- INSTRUCTIONS FOR THE TASK:
The lines from the top of the material through the line with "const seriesNames = ['CS-5" are to be set down exactly. Leave the pictures out.

- DATA:
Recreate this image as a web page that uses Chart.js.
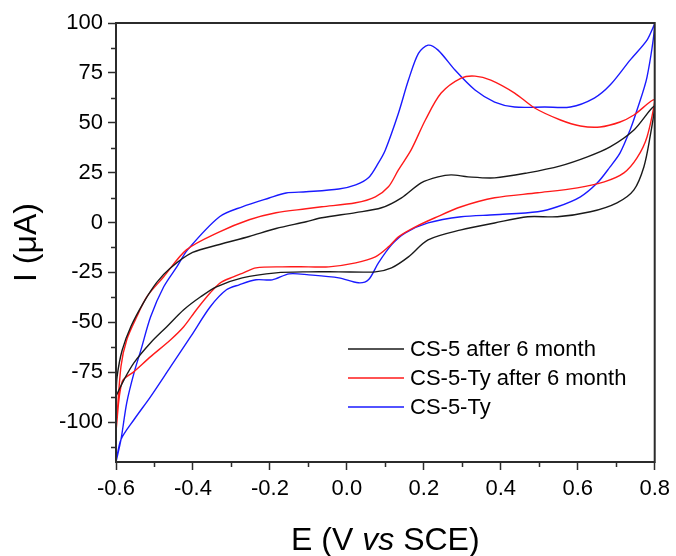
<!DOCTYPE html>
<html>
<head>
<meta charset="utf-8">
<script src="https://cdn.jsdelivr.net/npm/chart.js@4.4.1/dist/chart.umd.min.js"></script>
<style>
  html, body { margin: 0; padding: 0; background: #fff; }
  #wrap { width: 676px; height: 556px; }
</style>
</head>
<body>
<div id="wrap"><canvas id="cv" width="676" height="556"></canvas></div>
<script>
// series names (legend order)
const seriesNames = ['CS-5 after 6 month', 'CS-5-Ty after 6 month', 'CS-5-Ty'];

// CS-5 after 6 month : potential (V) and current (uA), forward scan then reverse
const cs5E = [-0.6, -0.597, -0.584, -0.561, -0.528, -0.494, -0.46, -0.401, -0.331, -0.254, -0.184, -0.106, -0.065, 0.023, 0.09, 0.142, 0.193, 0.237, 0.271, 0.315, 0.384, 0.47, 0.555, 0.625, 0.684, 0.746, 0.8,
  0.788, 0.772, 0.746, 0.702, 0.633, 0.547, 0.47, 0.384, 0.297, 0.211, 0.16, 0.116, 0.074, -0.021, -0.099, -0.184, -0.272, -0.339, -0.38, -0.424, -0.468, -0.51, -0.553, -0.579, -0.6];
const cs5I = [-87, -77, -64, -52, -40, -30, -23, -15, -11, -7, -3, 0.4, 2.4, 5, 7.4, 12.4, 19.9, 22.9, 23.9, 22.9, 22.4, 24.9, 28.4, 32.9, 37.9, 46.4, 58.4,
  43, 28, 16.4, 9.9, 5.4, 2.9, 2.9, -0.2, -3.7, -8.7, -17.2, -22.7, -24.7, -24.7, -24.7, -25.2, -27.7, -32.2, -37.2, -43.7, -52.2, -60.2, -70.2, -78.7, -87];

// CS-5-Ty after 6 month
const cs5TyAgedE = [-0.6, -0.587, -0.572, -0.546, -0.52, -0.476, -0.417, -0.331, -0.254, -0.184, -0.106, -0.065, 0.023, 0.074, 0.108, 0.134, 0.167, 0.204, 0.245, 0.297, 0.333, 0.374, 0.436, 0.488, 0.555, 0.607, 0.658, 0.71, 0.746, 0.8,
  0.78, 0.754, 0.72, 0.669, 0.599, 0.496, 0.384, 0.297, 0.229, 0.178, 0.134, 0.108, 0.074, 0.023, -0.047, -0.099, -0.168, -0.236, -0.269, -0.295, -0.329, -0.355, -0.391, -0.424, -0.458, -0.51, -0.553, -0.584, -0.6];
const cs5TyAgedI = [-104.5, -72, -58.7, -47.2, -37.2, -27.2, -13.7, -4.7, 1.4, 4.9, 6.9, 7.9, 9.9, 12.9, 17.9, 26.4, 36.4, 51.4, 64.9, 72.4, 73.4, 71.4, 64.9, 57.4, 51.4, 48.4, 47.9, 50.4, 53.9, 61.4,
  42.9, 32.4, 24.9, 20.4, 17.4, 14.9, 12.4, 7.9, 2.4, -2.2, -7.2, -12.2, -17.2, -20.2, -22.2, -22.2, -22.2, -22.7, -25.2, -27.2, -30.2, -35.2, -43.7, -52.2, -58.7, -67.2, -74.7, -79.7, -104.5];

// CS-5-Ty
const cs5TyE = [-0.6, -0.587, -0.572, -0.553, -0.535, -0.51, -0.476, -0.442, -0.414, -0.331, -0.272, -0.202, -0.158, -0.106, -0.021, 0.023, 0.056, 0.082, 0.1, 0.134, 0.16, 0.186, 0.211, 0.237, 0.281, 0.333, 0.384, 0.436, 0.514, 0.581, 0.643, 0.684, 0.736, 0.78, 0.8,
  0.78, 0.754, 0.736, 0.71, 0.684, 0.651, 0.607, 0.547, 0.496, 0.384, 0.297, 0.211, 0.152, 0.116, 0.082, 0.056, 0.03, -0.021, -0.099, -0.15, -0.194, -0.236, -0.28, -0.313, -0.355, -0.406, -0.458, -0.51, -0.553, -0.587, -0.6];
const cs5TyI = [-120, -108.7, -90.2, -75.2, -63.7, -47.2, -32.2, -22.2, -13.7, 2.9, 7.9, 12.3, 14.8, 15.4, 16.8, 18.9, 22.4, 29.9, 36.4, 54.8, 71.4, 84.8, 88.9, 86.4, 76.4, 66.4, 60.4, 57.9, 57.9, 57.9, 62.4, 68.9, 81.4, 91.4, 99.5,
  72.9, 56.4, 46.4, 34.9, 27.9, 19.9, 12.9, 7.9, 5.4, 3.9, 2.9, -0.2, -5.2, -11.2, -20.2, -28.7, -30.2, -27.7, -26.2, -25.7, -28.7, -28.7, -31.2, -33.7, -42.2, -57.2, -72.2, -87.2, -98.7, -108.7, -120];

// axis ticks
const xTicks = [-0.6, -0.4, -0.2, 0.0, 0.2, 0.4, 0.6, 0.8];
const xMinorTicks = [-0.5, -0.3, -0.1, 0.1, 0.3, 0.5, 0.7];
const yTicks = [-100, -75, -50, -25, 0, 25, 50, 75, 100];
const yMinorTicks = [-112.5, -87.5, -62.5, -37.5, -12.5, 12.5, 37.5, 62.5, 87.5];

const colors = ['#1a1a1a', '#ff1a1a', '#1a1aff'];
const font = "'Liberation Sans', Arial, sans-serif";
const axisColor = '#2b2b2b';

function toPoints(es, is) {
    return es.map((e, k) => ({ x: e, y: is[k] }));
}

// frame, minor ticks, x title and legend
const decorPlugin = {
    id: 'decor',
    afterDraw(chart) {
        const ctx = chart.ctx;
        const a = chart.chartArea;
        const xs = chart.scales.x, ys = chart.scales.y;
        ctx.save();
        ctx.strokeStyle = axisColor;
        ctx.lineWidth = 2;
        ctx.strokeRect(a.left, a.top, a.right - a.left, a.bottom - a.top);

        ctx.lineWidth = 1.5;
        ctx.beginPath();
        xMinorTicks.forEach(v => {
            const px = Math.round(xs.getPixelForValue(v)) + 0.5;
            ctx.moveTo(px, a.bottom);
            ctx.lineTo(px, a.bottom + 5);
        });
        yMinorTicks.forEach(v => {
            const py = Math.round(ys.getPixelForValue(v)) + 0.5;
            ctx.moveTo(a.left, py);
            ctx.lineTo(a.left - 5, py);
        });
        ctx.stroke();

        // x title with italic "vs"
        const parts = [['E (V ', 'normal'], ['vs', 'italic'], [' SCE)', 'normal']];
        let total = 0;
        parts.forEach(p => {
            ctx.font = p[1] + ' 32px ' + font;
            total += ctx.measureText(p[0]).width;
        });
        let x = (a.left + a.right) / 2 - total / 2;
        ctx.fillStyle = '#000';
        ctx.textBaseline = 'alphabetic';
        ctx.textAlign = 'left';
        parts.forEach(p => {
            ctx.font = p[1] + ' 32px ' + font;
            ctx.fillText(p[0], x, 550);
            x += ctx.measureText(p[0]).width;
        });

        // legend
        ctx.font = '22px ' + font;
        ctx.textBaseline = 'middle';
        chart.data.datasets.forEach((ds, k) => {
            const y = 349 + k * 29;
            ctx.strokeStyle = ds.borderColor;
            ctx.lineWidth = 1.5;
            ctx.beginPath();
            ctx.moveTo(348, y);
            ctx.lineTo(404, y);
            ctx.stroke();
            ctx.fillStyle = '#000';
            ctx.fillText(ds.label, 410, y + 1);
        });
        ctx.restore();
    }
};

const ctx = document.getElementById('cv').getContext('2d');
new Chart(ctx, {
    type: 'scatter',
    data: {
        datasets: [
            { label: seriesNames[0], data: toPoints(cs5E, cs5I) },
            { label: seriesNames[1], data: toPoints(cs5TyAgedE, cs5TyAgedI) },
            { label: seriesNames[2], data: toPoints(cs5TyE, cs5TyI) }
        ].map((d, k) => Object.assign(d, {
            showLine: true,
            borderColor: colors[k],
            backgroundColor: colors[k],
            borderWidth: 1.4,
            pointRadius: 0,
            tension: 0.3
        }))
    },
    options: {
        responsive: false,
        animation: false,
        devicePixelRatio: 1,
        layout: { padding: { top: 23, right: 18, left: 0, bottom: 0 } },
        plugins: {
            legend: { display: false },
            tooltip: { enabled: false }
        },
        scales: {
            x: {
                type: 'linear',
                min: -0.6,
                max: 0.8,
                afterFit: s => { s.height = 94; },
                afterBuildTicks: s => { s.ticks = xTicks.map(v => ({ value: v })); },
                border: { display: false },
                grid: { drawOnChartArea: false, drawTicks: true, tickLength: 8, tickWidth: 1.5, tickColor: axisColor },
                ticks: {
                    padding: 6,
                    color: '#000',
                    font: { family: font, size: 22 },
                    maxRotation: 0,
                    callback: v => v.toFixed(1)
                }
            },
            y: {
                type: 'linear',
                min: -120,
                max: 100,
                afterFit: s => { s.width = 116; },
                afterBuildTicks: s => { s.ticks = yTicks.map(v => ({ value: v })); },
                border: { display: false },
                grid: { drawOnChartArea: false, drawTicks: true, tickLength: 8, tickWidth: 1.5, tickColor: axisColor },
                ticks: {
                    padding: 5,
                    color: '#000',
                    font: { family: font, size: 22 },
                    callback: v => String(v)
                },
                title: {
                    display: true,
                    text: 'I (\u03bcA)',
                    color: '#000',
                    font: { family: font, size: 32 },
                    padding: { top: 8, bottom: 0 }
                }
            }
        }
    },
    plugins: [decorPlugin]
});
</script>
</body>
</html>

- WORKED ANSWER:
Recreate this image as a web page that uses Chart.js.
<!DOCTYPE html>
<html>
<head>
<meta charset="utf-8">
<script src="https://cdn.jsdelivr.net/npm/chart.js@4.4.1/dist/chart.umd.min.js"></script>
<style>
  html, body { margin: 0; padding: 0; background: #fff; }
  #wrap { width: 676px; height: 556px; }
</style>
</head>
<body>
<div id="wrap"><canvas id="cv" width="676" height="556"></canvas></div>
<script>
// series names (legend order)
const seriesNames = ['CS-5 after 6 month', 'CS-5-Ty after 6 month', 'CS-5-Ty'];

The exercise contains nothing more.